Material provided:
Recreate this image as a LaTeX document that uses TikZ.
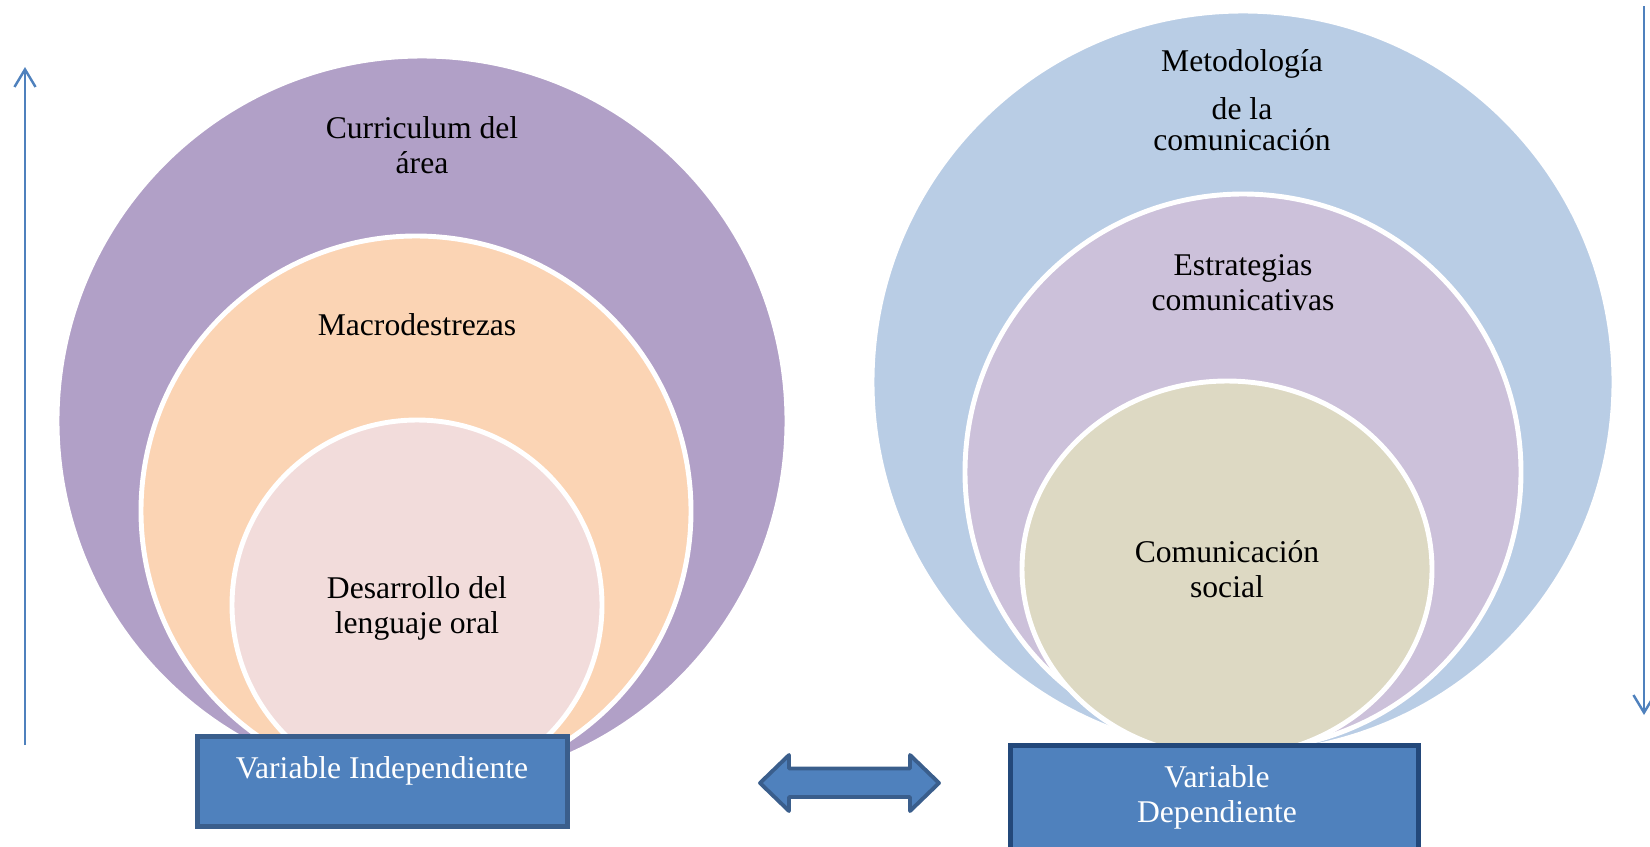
\documentclass[tikz,border=0pt]{standalone}
\usepackage{fontspec}
\setmainfont{Liberation Serif}
\usetikzlibrary{arrows.meta}

\definecolor{curricfill}{HTML}{B1A0C7}
\definecolor{macrofill}{HTML}{FBD4B4}
\definecolor{desarrfill}{HTML}{F2DCDB}
\definecolor{metodfill}{HTML}{B9CDE5}
\definecolor{estrfill}{HTML}{CCC1DA}
\definecolor{comfill}{HTML}{DDD9C3}
\definecolor{varfill}{HTML}{4F81BD}
\definecolor{varline}{HTML}{3A5E8C}
\definecolor{varlinedk}{HTML}{23487A}

\tikzset{
  ring/.style={draw=white, line width=2.8pt},
  lbl/.style={align=center, font=\fontsize{18}{20}\selectfont, inner sep=0pt},
  varbox/.style={fill=varfill, line width=2.8pt, inner sep=0pt},
  vartxt/.style={lbl, text=white},
  sidearrow/.style={draw=varfill, line width=1.4pt, -{Straight Barb[length=10pt,width=12pt]}}
}

\begin{document}
\begin{tikzpicture}[x=0.02cm, y=-0.02cm]
  \clip (0,0) rectangle (1650,846);

  % independent variable
  \filldraw[ring, fill=curricfill] (422,421) circle [radius=365];
  \filldraw[ring, fill=macrofill] (416,511) circle [radius=275];
  \filldraw[ring, fill=desarrfill] (417,605) circle [radius=185];
  \node[lbl] (curric) at (422,145) {Curriculum del\\área};
  \node[lbl] (macro) at (417,325) {Macrodestrezas};
  \node[lbl] (desarr) at (417,608) {Desarrollo del\\lenguaje oral};

  % dependent variable
  \filldraw[ring, fill=metodfill] (1243,382) circle [radius=371];
  \filldraw[ring, fill=estrfill] (1243,472) circle [radius=278];
  \filldraw[ring, fill=comfill] (1227,569) ellipse [x radius=205, y radius=188];
  \node[lbl] (metod) at (1242,100) {Metodología\\[7pt]de la\\[-2.4pt]comunicación};
  \node[lbl] (estr) at (1243,283) {Estrategias\\comunicativas};
  \node[lbl] (comsoc) at (1227,569) {Comunicación\\social};

  % variable boxes
  \node[varbox, draw=varline, minimum width=7.4cm, minimum height=1.8cm] (vind) at (382.5,781.5) {};
  \node[vartxt] (vindtxt) at (382,771) {Variable Independiente};
  \node[varbox, draw=varlinedk, minimum width=8.16cm, minimum height=2.5cm] (vdep) at (1214.5,808) {};
  \node[vartxt] (vdeptxt) at (1217,797) {Variable\\Dependiente};

  % relation between both
  \filldraw[draw=varline, fill=varfill, line width=2.2pt, line join=round]
    (760,783) -- (789,755) -- (789,768.5) -- (910,768.5) -- (910,755) -- (939,783)
    -- (910,811) -- (910,797) -- (789,797) -- (789,811) -- cycle;

  % side arrows
  \coordinate (upfrom) at (25,745);
  \coordinate (upto) at (25,67);
  \coordinate (downfrom) at (1644,6);
  \coordinate (downto) at (1644,715);
  \draw[sidearrow] (upfrom) -- (upto);
  \draw[sidearrow] (downfrom) -- (downto);
\end{tikzpicture}
\end{document}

What to do:
Leave out the pictures and copy the rest of the material above exactly.

Final answer:
Recreate this image as a LaTeX document that uses TikZ.
\documentclass[tikz,border=0pt]{standalone}
\usepackage{fontspec}
\setmainfont{Liberation Serif}
\usetikzlibrary{arrows.meta}

\definecolor{curricfill}{HTML}{B1A0C7}
\definecolor{macrofill}{HTML}{FBD4B4}
\definecolor{desarrfill}{HTML}{F2DCDB}
\definecolor{metodfill}{HTML}{B9CDE5}
\definecolor{estrfill}{HTML}{CCC1DA}
\definecolor{comfill}{HTML}{DDD9C3}
\definecolor{varfill}{HTML}{4F81BD}
\definecolor{varline}{HTML}{3A5E8C}
\definecolor{varlinedk}{HTML}{23487A}

\tikzset{
  ring/.style={draw=white, line width=2.8pt},
  lbl/.style={align=center, font=\fontsize{18}{20}\selectfont, inner sep=0pt},
  varbox/.style={fill=varfill, line width=2.8pt, inner sep=0pt},
  vartxt/.style={lbl, text=white},
  sidearrow/.style={draw=varfill, line width=1.4pt, -{Straight Barb[length=10pt,width=12pt]}}
}

\begin{document}
\begin{tikzpicture}[x=0.02cm, y=-0.02cm]
  \clip (0,0) rectangle (1650,846);

  % independent variable
  \filldraw[ring, fill=curricfill] (422,421) circle [radius=365];
  \filldraw[ring, fill=macrofill] (416,511) circle [radius=275];
  \filldraw[ring, fill=desarrfill] (417,605) circle [radius=185];
  \node[lbl] (curric) at (422,145) {Curriculum del\\área};
  \node[lbl] (macro) at (417,325) {Macrodestrezas};
  \node[lbl] (desarr) at (417,608) {Desarrollo del\\lenguaje oral};

  % dependent variable
  \filldraw[ring, fill=metodfill] (1243,382) circle [radius=371];
  \filldraw[ring, fill=estrfill] (1243,472) circle [radius=278];
  \filldraw[ring, fill=comfill] (1227,569) ellipse [x radius=205, y radius=188];
  \node[lbl] (metod) at (1242,100) {Metodología\\[7pt]de la\\[-2.4pt]comunicación};
  \node[lbl] (estr) at (1243,283) {Estrategias\\comunicativas};
  \node[lbl] (comsoc) at (1227,569) {Comunicación\\social};

  % variable boxes
  \node[varbox, draw=varline, minimum width=7.4cm, minimum height=1.8cm] (vind) at (382.5,781.5) {};
  \node[vartxt] (vindtxt) at (382,771) {Variable Independiente};
  \node[varbox, draw=varlinedk, minimum width=8.16cm, minimum height=2.5cm] (vdep) at (1214.5,808) {};
  \node[vartxt] (vdeptxt) at (1217,797) {Variable\\Dependiente};

  % relation between both
  \filldraw[draw=varline, fill=varfill, line width=2.2pt, line join=round]
    (760,783) -- (789,755) -- (789,768.5) -- (910,768.5) -- (910,755) -- (939,783)
    -- (910,811) -- (910,797) -- (789,797) -- (789,811) -- cycle;

  % side arrows
  \coordinate (upfrom) at (25,745);
  \coordinate (upto) at (25,67);
  \coordinate (downfrom) at (1644,6);
  \coordinate (downto) at (1644,715);
  \draw[sidearrow] (upfrom) -- (upto);
  \draw[sidearrow] (downfrom) -- (downto);
\end{tikzpicture}
\end{document}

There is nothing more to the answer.